Manappuram Finance Limited
- Formerly: Manappuram General Finance and Leasing Ltd
- Type: Public
- Traded as: BSE: 531213; NSE: MANAPPURAM;
- Industry: Non-banking financial company
- Founded: 1949; 77 years ago
- Headquarters: Valapad, Thrissur, Kerala, India
- Key people: V. P. Nandakumar (MD & CEO)
- Products: Gold loan; Forex & money transfer; SMS finance; Commercial vehicle loan;
- Revenue: ₹6,749 crore (US$700 million) (FY23)
- Net income: ₹1,495 crore (US$160 million) (FY23)
- Number of employees: 42,000+
- Website: www.manappuram.com

= Manappuram Finance =

Indian financial services company

Manappuram Finance Ltd is an Indian non-banking financial company (NBFC) based in Valapad, Thrissur, Kerala.It has more than 5000 branches across 28 states with assets under management (AUM) of ₹63798 crore and a workforce of more than 42,000. As of 2026, the firm was serving a customer base of 26.5 lakh people .

==History==
The company was founded in 1949 by late V. C. Padmanabhan in Thrissur district. The company commenced its operations at Valappad, mainly with money lending activity on a very modest scale.
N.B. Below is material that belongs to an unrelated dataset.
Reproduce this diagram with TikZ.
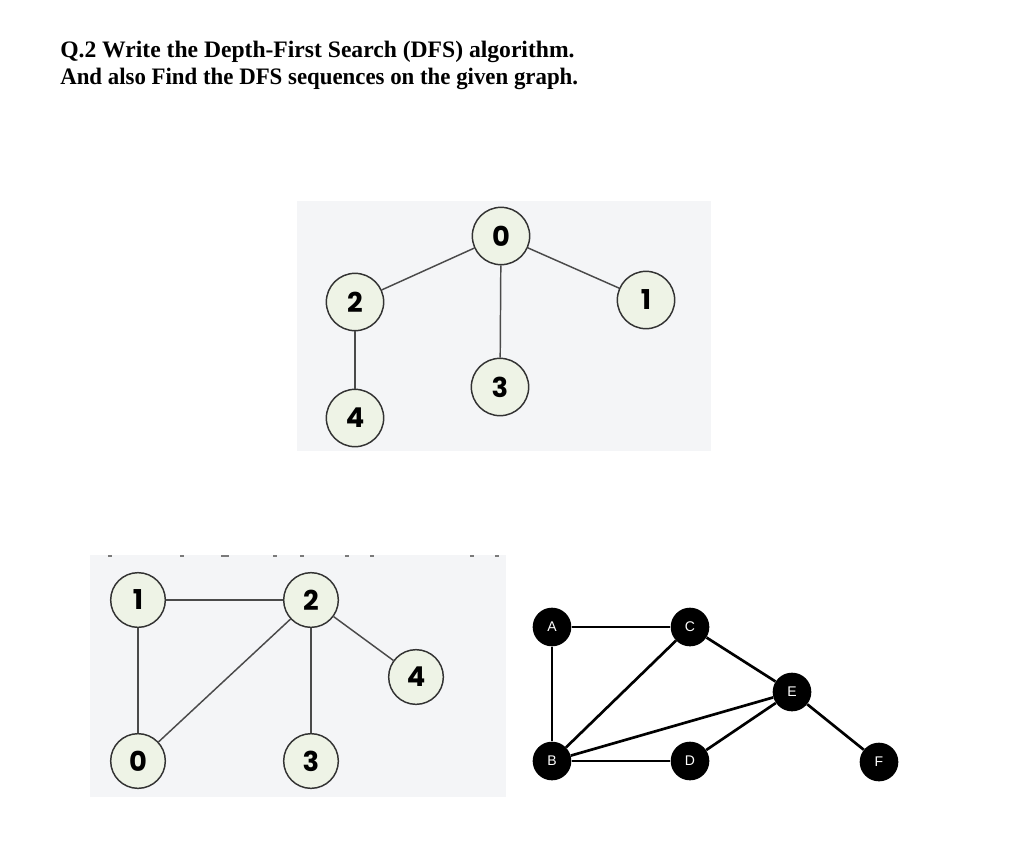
\documentclass[tikz,border=0pt]{standalone}
\usepackage{graphicx}
\usepackage{fontspec}
\setmainfont{Liberation Serif}
\newfontfamily\digitfont{Poppins}
\newfontfamily\letterfont{Liberation Sans}
\begin{document}
\begin{tikzpicture}[x=0.75pt,y=-0.75pt,
  title/.style={anchor=base west,inner sep=0pt,font=\fontsize{17.7}{20}\selectfont\bfseries},
  panel/.style={fill=panelgray,draw=none},
  gnode/.style={circle,draw=nodeline,line width=1.1pt,fill=nodefill,minimum size=43pt,inner sep=0pt,font=\digitfont\fontsize{20.5}{20.5}\selectfont\bfseries},
  snode/.style={gnode,minimum size=41pt},
  gedge/.style={draw=edgegray,line width=1.1pt},
  bnode/.style={circle,fill=black,minimum size=29pt,inner sep=0pt,text=white,font=\letterfont\fontsize{10.5}{10.5}\selectfont},
  bedge/.style={draw=black,line width=2pt},
  frag/.style={fill=fraggray,draw=none}]
\definecolor{panelgray}{HTML}{F4F5F7}
\definecolor{nodefill}{HTML}{EEF3E6}
\definecolor{nodeline}{HTML}{333333}
\definecolor{edgegray}{HTML}{4A4A4A}
\definecolor{fraggray}{HTML}{7A7A7A}
\useasboundingbox[fill=white] (0,0) rectangle (1020,861);
% title
\node[title] (t1) at (60,57) {Q.2 Write the Depth-First Search (DFS) algorithm.};
\node[title] (t2) at (60,84) {\scalebox{0.968}[1]{And also Find the DFS sequences on the given graph.}};
% top panel
\fill[panel] (297,201) rectangle (711,451);
\node[gnode] (a0) at (501,236) {0};
\node[gnode] (a2) at (355,302) {2};
\node[gnode] (a1) at (646,300) {1};
\node[gnode] (a3) at (500,387) {3};
\node[gnode] (a4) at (355,418) {4};
\path[gedge] (a0) -- (a2);
\path[gedge] (a0) -- (a1);
\path[gedge] (a0) -- (a3);
\path[gedge] (a2) -- (a4);
% bottom-left panel
\fill[panel] (90,555) rectangle (506,797);
\foreach \fx in {110,182,223,227,275,302,347,372,472,497}
  \fill[frag] (\fx-2,555) rectangle (\fx+2,557);
\node[snode] (b1) at (138,600) {1};
\node[snode] (b2) at (311,600) {2};
\node[snode] (b4) at (416,677) {4};
\node[snode] (b0) at (138,761) {0};
\node[snode] (b3) at (311,761) {3};
\path[gedge] (b1) -- (b2);
\path[gedge] (b1) -- (b0);
\path[gedge] (b0) -- (b2);
\path[gedge] (b2) -- (b3);
\path[gedge] (b2) -- (b4);
% right graph
\node[bnode] (A) at (552,627) {A};
\node[bnode] (C) at (690,627) {C};
\node[bnode] (E) at (792,692) {E};
\node[bnode] (B) at (552,761) {B};
\node[bnode] (D) at (690,761) {D};
\node[bnode] (F) at (879,762) {F};
\path[bedge] (A) -- (C);
\path[bedge] (A) -- (B);
\path[bedge] (B) -- (C);
\path[bedge] (C) -- (E);
\path[bedge] (B) -- (E);
\path[bedge] (B) -- (D);
\path[bedge] (D) -- (E);
\path[bedge] (E) -- (F);
\end{tikzpicture}
\end{document}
The group's flagship company, MAGFIL, was established in 1992 in the wake of economic reforms launched by the Government of India. Its activity was mainly pawn broking and money lending carried out on a modest scale.

Manappuram Finance Ltd. was listed on the Bombay Stock Exchange (BSE) in November 1995 following its initial public offering (IPO).

In 2014, Manappuram Finance acquired Delhi-based Milestone Home Finance Company and subsequently renamed the company as Manappuram Home Finance. In 2015, Manappuram Finance acquired Asirvad Microfinance, a Chennai-based microfinance company.

In March 2025, Bain Capital signed a definitive agreement to acquire an 18.6% stake in Manappuram Finance for ₹4385 crore. This transaction set off a mandatory open offer by Bain Capital for an additional 26% stake.

In July 2026, Jinu Chandrasekhar was appointed as Interim Chief Risk Officer following the conclusion of Madhu Mohan A.M.'s tenure.

As of August 2026, Manappuram Finance announced the introduction of 500 new branches. The same is to drive their gold loan sector . The regional concentration of these branches will be focused on South India, with certain branches being opened in Maharashtra, Bihar, Bengal and Odisha. Given the consistent customer growth, the sector is projected to grow 25-30% . During the same time period, Ashish Singh was appointed as the CEO and MD .

== Employees ==
Manappuram Finance Ltd. has about 47,637 employees as of March 2026 . The workforce is concentrated in South Asia, Arab States, and North America . Manappuram Finance employees people across multiple sectors, Finance and Operations, Sales and Marketing, and Engineering .

== Controversies ==
In February 2012, the Reserve Bank of India (RBI) issued a warning to the general public against keeping deposits with Manappuram Finance. In response, the company announced an immediate compliance to any of RBI's concerns and decided to constitute an independent committee under the chairmanship of Jagdish Capoor (former Deputy Governor of RBI and former chairman of HDFC Bank) to review relevant aspects of operations, systems, controls and organizational structure, including Board composition and effectiveness.